Work to do
From the first line of the listing below to the line with "FONT_SIZE = 21.3", print each line exactly, and nothing more. Leave out the pictures.

··· Source data ···

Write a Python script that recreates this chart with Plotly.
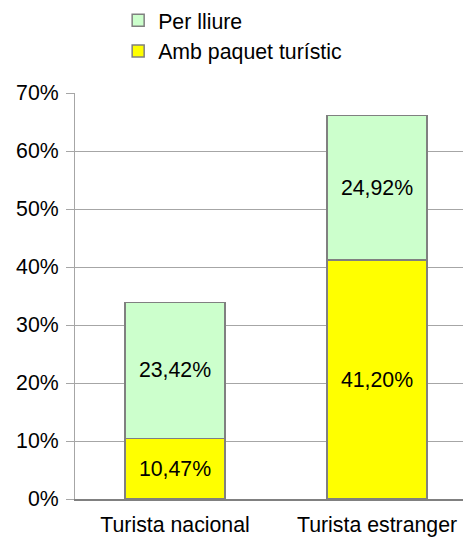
import plotly.graph_objects as go

# Categories and series (percent)
categories = ['Turista nacional', 'Turista estranger']
amb_paquet = [10.47, 41.20]
per_lliure = [23.42, 24.92]
y_ticks = [0, 10, 20, 30, 40, 50, 60, 70]

FONT_SIZE = 21.3


def pct_label(v):
    return f'{v:.2f}'.replace('.', ',') + '%'


fig = go.Figure()
fig.add_trace(go.Bar(x=categories, y=amb_paquet, name='Amb paquet turístic',
                     marker=dict(color='#ffff00', line=dict(color='#808080', width=1.5)),
                     text=[pct_label(v) for v in amb_paquet], textposition='inside',
                     insidetextanchor='middle', textangle=0,
                     textfont=dict(color='black', size=FONT_SIZE)))
fig.add_trace(go.Bar(x=categories, y=per_lliure, name='Per lliure',
                     marker=dict(color='#ccffcc', line=dict(color='#808080', width=1.5)),
                     text=[pct_label(v) for v in per_lliure], textposition='inside',
                     insidetextanchor='middle', textangle=0,
                     textfont=dict(color='black', size=FONT_SIZE)))

# page body has an 8px margin, so the figure is a bit smaller than the window
fig.update_layout(
    width=463, height=532,
    barmode='stack', bargap=0.505,
    margin=dict(l=67, r=0, t=85, b=41, autoexpand=False),
    paper_bgcolor='white', plot_bgcolor='white',
    font=dict(family='Liberation Sans, Arial, sans-serif', size=FONT_SIZE, color='black'),
    legend=dict(x=0.109, y=1.229, xref='paper', yref='paper',
                xanchor='left', yanchor='top',
                traceorder='reversed', font=dict(size=FONT_SIZE),
                itemwidth=30, tracegroupgap=0),
    xaxis=dict(showline=True, linecolor='#808080', linewidth=1.5,
               ticks='', range=[-0.495, 1.465], automargin=False,
               ticklabelstandoff=6),
    yaxis=dict(range=[0, 70], tickvals=y_ticks,
               ticktext=[f'{v}%' for v in y_ticks],
               showgrid=True, gridcolor='#a6a6a6', gridwidth=1,
               showline=True, linecolor='#a6a6a6', linewidth=1,
               ticks='outside', ticklen=8, tickcolor='#a6a6a6',
               ticklabelstandoff=3, zeroline=False, automargin=False),
)

fig.write_html("out.html")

···

Exercise answer
Write a Python script that recreates this chart with Plotly.
import plotly.graph_objects as go

# Categories and series (percent)
categories = ['Turista nacional', 'Turista estranger']
amb_paquet = [10.47, 41.20]
per_lliure = [23.42, 24.92]
y_ticks = [0, 10, 20, 30, 40, 50, 60, 70]

FONT_SIZE = 21.3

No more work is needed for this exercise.